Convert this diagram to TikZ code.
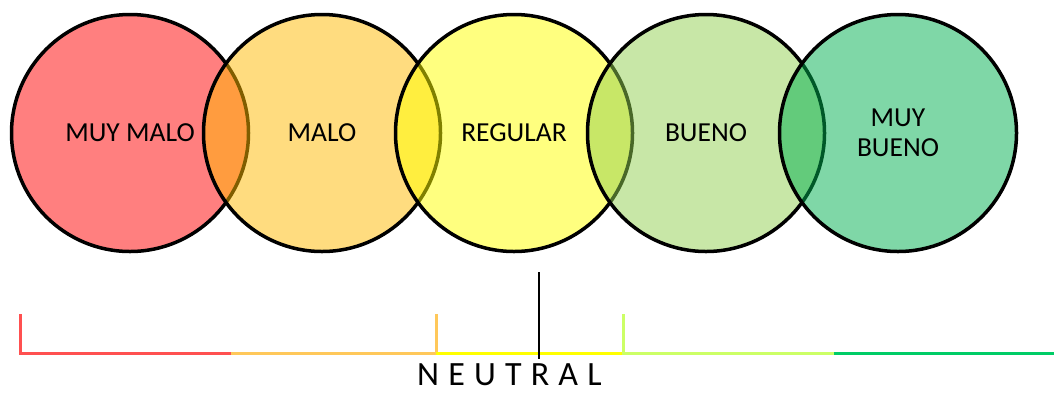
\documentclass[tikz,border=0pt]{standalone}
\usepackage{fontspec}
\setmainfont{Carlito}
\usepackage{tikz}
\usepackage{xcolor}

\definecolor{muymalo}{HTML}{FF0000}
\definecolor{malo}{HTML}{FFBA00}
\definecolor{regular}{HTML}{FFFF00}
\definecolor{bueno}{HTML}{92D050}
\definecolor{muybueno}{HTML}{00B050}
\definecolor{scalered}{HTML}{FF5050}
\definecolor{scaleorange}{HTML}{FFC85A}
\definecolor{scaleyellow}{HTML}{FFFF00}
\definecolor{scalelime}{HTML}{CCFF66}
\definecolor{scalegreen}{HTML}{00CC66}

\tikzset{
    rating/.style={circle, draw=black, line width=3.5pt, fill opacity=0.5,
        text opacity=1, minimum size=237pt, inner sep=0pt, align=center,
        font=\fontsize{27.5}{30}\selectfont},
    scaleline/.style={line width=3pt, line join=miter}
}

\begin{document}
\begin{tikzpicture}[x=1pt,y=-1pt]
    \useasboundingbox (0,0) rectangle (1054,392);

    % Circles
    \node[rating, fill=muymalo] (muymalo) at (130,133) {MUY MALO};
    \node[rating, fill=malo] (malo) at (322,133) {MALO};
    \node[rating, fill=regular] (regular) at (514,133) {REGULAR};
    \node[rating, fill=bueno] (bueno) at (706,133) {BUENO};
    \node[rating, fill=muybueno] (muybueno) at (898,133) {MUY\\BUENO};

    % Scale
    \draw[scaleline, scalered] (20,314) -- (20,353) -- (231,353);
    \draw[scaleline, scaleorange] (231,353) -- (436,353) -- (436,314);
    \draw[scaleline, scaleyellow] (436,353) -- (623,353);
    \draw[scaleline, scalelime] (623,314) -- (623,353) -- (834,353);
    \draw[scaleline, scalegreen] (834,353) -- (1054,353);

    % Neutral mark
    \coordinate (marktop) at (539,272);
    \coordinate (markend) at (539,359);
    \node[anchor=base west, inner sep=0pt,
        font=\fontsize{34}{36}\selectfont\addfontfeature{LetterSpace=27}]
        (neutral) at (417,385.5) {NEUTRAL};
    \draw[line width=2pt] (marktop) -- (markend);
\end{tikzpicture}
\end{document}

====

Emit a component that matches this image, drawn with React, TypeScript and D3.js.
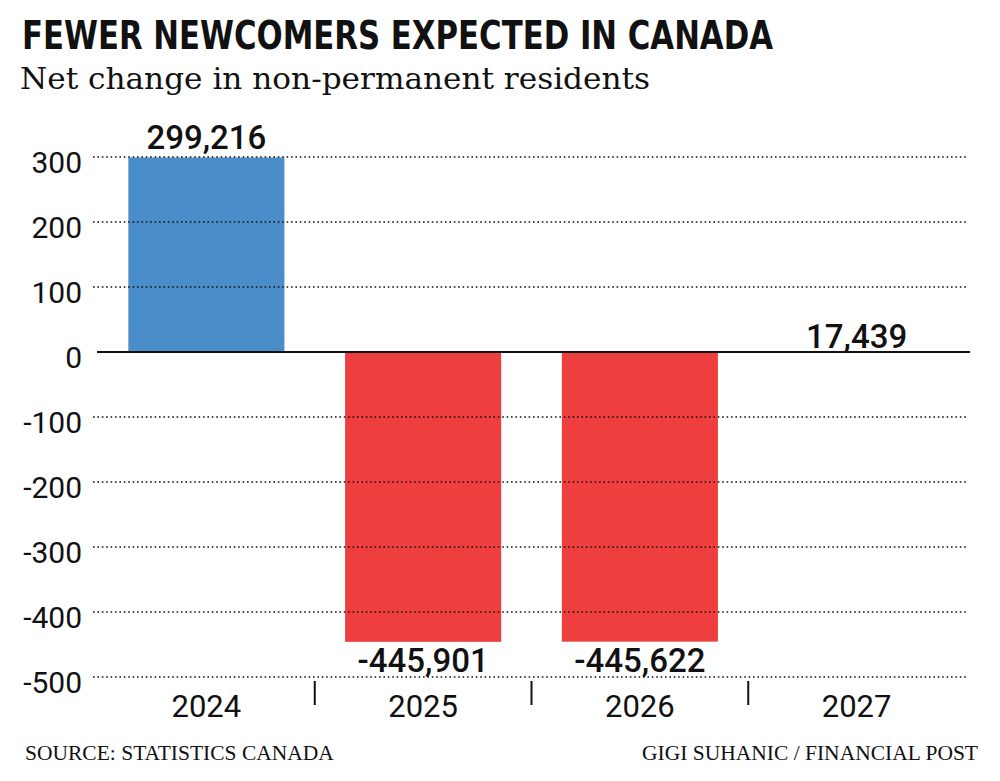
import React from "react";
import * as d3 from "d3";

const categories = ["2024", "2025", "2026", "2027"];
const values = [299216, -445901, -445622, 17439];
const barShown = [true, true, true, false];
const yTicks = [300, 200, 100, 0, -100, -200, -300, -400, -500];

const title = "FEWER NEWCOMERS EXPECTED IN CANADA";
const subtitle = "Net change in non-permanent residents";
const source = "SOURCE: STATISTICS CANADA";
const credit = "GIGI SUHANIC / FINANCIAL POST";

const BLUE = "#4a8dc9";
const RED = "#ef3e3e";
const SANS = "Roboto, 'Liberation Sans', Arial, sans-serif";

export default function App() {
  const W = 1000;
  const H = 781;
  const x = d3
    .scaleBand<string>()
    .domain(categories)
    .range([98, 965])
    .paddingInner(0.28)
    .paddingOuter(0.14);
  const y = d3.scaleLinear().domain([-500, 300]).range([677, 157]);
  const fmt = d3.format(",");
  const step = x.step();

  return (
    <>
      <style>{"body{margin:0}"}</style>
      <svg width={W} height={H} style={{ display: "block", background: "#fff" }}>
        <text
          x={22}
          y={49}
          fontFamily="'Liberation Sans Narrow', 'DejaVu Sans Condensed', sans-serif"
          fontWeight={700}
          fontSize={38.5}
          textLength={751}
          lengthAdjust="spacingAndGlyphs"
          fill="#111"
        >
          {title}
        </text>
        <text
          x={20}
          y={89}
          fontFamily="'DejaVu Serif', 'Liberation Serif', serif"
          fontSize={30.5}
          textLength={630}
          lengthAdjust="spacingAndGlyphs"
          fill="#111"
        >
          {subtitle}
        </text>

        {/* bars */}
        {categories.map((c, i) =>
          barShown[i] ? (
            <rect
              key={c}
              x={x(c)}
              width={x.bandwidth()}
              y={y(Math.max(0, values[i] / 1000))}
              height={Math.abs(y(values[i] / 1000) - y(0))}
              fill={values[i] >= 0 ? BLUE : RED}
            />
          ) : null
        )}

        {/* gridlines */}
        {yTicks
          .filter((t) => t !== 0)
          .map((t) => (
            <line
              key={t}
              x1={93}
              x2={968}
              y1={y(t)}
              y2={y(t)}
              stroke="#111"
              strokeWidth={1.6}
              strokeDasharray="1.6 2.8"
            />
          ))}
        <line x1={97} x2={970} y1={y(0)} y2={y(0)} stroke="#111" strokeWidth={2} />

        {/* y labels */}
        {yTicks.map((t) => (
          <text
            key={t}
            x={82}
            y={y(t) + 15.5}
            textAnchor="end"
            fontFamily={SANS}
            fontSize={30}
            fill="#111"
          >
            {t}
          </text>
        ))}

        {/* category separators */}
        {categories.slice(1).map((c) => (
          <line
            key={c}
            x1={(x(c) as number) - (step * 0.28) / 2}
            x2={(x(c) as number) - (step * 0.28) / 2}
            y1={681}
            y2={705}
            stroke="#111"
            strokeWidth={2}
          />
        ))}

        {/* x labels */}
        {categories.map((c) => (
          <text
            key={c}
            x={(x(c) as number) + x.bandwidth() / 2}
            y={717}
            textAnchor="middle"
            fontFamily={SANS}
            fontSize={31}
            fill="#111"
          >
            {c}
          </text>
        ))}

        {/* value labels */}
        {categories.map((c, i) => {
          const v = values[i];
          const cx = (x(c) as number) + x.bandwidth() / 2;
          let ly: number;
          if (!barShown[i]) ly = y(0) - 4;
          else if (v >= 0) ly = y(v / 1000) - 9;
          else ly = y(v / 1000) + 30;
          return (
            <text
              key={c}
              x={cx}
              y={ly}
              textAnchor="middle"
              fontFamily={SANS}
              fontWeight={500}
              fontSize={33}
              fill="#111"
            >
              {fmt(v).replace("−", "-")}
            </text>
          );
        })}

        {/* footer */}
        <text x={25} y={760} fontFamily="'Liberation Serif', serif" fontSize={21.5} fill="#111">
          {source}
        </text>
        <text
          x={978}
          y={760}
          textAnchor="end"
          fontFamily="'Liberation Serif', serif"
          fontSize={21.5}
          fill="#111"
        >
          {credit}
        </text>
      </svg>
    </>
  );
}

====

Exercise goal
Collect each line of the entries that has the word "React", copying it in full.

Finished task
Emit a component that matches this image, drawn with React, TypeScript and D3.js.
import React from "react";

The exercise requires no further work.